Yara’s kiss with Ellaria wasn’t in the script, according to Whelan. She said she and Varma just went with the feeling of the lusty scene. And while Whelan can't say anything about the future of their relationship, she said she’s “very open minded” and up for “whatever the script writers decide to do with her.”

“I think a lot of people have made the joke ‘Oh, you were just about to get some! Terrible timing,’” Whelan said. “It’s been made a joke on Twitter, and people have been very witty about it. I think people are more concerned that she might be dead, actually. I think a few people misunderstood and thought that was me on the bow of the ship. It’s not me — I’ve been taken by Yeuron, and then we don’t know where she goes from there."

"I don’t think she’s one way or another," Whelan said about her character's sexuality. "As she’s said before, you know, she’s not fussy — she’s up for anything.”

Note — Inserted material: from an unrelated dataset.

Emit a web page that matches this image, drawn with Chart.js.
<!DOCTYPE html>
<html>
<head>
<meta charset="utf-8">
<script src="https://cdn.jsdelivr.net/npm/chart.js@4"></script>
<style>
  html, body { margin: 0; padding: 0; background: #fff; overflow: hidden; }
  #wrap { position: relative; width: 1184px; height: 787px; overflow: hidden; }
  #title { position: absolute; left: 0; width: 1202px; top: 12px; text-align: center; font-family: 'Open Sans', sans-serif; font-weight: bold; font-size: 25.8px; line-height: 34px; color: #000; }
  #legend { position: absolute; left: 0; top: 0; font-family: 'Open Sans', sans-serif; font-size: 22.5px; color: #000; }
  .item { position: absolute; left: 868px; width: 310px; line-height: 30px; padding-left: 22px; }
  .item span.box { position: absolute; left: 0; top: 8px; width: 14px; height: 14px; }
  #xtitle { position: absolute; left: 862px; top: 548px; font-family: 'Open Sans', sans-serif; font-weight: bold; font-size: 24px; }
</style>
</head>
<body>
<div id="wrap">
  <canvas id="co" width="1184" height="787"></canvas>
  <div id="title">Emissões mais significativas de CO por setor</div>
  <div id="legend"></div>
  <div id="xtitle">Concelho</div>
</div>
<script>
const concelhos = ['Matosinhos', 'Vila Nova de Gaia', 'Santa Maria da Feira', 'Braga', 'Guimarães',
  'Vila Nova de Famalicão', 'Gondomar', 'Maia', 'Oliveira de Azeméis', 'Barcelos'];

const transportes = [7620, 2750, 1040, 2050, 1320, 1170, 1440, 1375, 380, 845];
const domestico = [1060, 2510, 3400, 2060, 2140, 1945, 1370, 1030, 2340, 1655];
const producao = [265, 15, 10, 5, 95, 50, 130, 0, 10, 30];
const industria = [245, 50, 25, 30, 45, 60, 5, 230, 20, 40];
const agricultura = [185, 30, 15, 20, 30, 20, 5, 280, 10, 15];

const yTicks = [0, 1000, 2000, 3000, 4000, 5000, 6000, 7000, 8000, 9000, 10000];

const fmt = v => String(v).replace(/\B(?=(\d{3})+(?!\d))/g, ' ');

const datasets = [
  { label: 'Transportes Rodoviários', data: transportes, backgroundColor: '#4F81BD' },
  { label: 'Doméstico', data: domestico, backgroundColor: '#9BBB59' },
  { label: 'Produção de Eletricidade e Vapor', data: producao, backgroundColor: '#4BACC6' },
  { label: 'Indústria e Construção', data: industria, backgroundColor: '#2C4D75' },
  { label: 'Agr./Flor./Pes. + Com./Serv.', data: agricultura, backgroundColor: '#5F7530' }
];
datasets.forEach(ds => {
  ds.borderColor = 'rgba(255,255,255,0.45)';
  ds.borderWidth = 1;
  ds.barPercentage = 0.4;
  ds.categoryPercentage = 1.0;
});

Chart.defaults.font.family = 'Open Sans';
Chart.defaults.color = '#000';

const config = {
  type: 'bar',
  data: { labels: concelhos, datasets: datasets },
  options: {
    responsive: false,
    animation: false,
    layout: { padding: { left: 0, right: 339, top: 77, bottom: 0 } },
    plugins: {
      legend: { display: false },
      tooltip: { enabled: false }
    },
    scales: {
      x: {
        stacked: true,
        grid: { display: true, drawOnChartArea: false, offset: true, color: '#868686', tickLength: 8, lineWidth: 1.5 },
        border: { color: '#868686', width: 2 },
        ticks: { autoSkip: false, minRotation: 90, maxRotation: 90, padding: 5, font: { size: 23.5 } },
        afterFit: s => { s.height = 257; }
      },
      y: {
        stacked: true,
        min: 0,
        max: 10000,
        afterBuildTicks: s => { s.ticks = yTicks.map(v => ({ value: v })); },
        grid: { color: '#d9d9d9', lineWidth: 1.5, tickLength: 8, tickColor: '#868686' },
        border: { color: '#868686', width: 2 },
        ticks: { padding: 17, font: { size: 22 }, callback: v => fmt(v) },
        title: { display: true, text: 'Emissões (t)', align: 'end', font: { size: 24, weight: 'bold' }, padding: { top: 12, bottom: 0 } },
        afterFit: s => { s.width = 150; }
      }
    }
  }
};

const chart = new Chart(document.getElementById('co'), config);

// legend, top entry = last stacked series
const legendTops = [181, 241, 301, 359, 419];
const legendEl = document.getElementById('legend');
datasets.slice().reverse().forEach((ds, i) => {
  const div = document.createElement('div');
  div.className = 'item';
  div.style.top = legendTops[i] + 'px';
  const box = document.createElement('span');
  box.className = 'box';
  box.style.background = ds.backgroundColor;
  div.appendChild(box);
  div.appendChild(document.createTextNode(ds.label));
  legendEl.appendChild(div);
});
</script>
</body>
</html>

Related: How 'The L Word' Changed Lesbian Television Forever

"Game of Thrones" is one of the most-watched and highest-rated international shows of the last decade, so Yara’s bisexuality is not only craved, but demanded by audiences who are looking to see themselves reflected, especially on a series with such a huge ensemble cast.

Part of Yara’s appeal, especially to LGBTQ women viewers, is her enviable confidence — she walks with a swagger, bearing androgynous armor that really helps Whelan bring the character to life.

“I couldn’t be Yara in my civil clothes, you know. It’s a whole transformation,” she said. “I think when you put on those big thigh-high boots and the leather trousers and the armor, it’s quite difficult not to feel quite full of yourself.”

Yara’s unapologetic bravado matches that of the men she shares the screen with, and so her well-being, as well as the hopeful promise of a fleshed-out relationship for her with Ellaria, has LGBTQ "Game of Thrones" fans anxiously awaiting next week’s episode. However, Whelan warns that in Westeros, plot lines are never, ever predictable, and no one is safe.

“I think always with 'Game of Thrones,' whatever you presume about things is never true,” she said, “so just wait and see.”